Q: Why is growth so embedded in classical economics? is there an alternative? (are we the hamster on the treadmill?)

A: (PT) Because growth is the foundation of a population’s quality of life. Burkina Faso as example.

Q: What should we do to promote cradle-to-cradle?

A: (JC) You mean required take-back? The priority products are nominated for manufacturer to take responsibility. There’s not much evidence of it working.

Q: What about planned obsolescence?

A: (PT) There’s little sign of any alternative working.

(HC) is the limitation a critical mass threshold?

(JC) There isn’t an economic driver, manufacturers with lower social/environmental conscience will pass costs to consumer at point of purchase.

Q: What factors can we use to affect the market to improve social and environmental outcomes?

A: (PT) If a resource does run short, and I can’t see that happening here, then the market will work. Higher priced oil will drive the development of alternatives. The few areas not controlled by the market are where the problems are- the atmosphere used as a waste dump for carbon, for example.

Q: What will NZ look like in 50 years?

A: (PT) We will sustain our development by using the resources we have got, selling our coal resources to China for example.

Comment from floor: Money will be secondary, or tied to an ecological footprint denomination.

Q: Pluralistic democracies play to centre; do socialist systems work better?

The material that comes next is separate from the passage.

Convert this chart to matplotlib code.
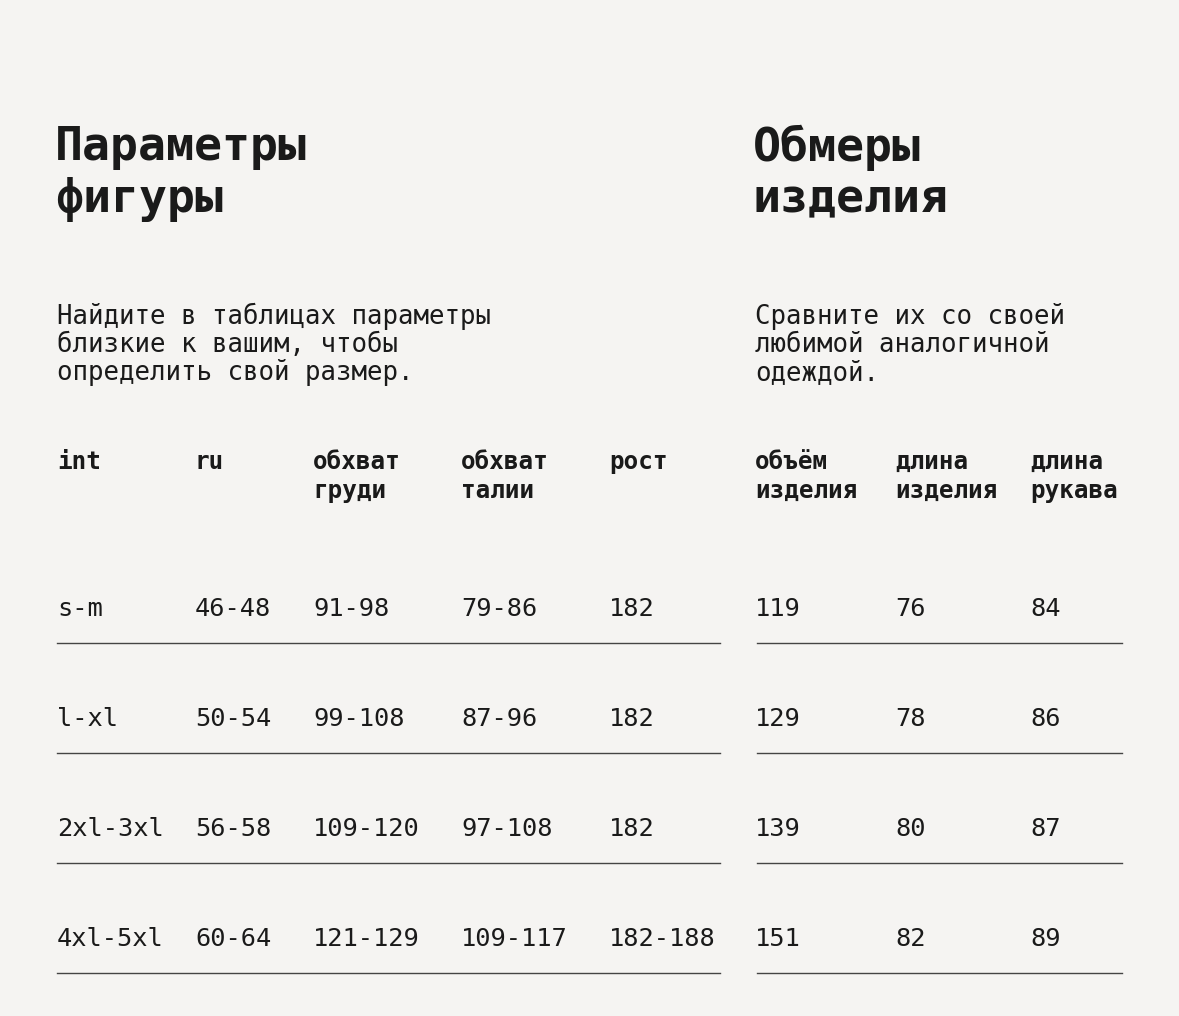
import matplotlib
matplotlib.use("Agg")
import matplotlib.pyplot as plt

left_title = ["Параметры", "фигуры"]
right_title = ["Обмеры", "изделия"]
left_desc = ["Найдите в таблицах параметры", "близкие к вашим, чтобы", "определить свой размер."]
right_desc = ["Сравните их со своей", "любимой аналогичной", "одеждой."]
left_headers = [["int"], ["ru"], ["обхват", "груди"], ["обхват", "талии"], ["рост"]]
right_headers = [["объём", "изделия"], ["длина", "изделия"], ["длина", "рукава"]]
int_sizes = ["s-m", "l-xl", "2xl-3xl", "4xl-5xl"]
ru_sizes = ["46-48", "50-54", "56-58", "60-64"]
chest = ["91-98", "99-108", "109-120", "121-129"]
waist = ["79-86", "87-96", "97-108", "109-117"]
height = ["182", "182", "182", "182-188"]
volume = ["119", "129", "139", "151"]
length = ["76", "78", "80", "82"]
sleeve = ["84", "86", "87", "89"]

bg = "#f5f4f2"
fg = "#1a1a1a"
mono = ["DejaVu Sans Mono"]

fig = plt.figure(figsize=(11.79, 10.16), dpi=100, facecolor=bg)
ax = fig.add_axes([0, 0, 1, 1])
ax.set_xlim(0, 1179); ax.set_ylim(1016, 0); ax.axis("off")
ax.set_facecolor(bg)

def block(x, lines, y0, dy, **kw):
    for i, s in enumerate(lines):
        ax.text(x, y0 + i * dy, s, va="center", ha="left", color=fg, family=mono, **kw)

block(55, left_title, 148, 52, fontsize=33.5, fontweight="bold")
block(753, right_title, 148, 52, fontsize=33.5, fontweight="bold")
block(57, left_desc, 316, 28.5, fontsize=18.5)
block(755, right_desc, 316, 28.5, fontsize=18.5)

lx = [57, 195, 313, 461, 609]
rx = [755, 895, 1030]
for x, h in zip(lx, left_headers):
    block(x, h, 462, 29, fontsize=17.5, fontweight="bold")
for x, h in zip(rx, right_headers):
    block(x, h, 462, 29, fontsize=17.5, fontweight="bold")

cols_l = [int_sizes, ru_sizes, chest, waist, height]
cols_r = [volume, length, sleeve]
for i in range(len(int_sizes)):
    y = 609 + 110 * i
    for x, c in zip(lx, cols_l):
        ax.text(x, y, c[i], va="center", ha="left", color=fg, family=mono, fontsize=18.3)
    for x, c in zip(rx, cols_r):
        ax.text(x, y, c[i], va="center", ha="left", color=fg, family=mono, fontsize=18.3)
    ax.plot([57, 720], [y + 34, y + 34], color="#444", lw=1)
    ax.plot([757, 1122], [y + 34, y + 34], color="#444", lw=1)

fig.savefig("out.png", dpi=100, facecolor=bg)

A: (HC) Cuba’s response to shortages has been outstanding. Not so much the centralised institutions, rather the community based innovations. Many variations on local plans, thousands of permaculture sites, and a community closely networked, watching for successful models which are rapidly expanded. This has been a stunning success story in food production – and related health benefits.

A: (HC) We need to be aware of the long waves and long cycles. The empire, state and free market models of society had quite different footprint characteristics. As we move to a community model, resilience will be key, and key to that resilience will be excitement, engagement, community based experiences.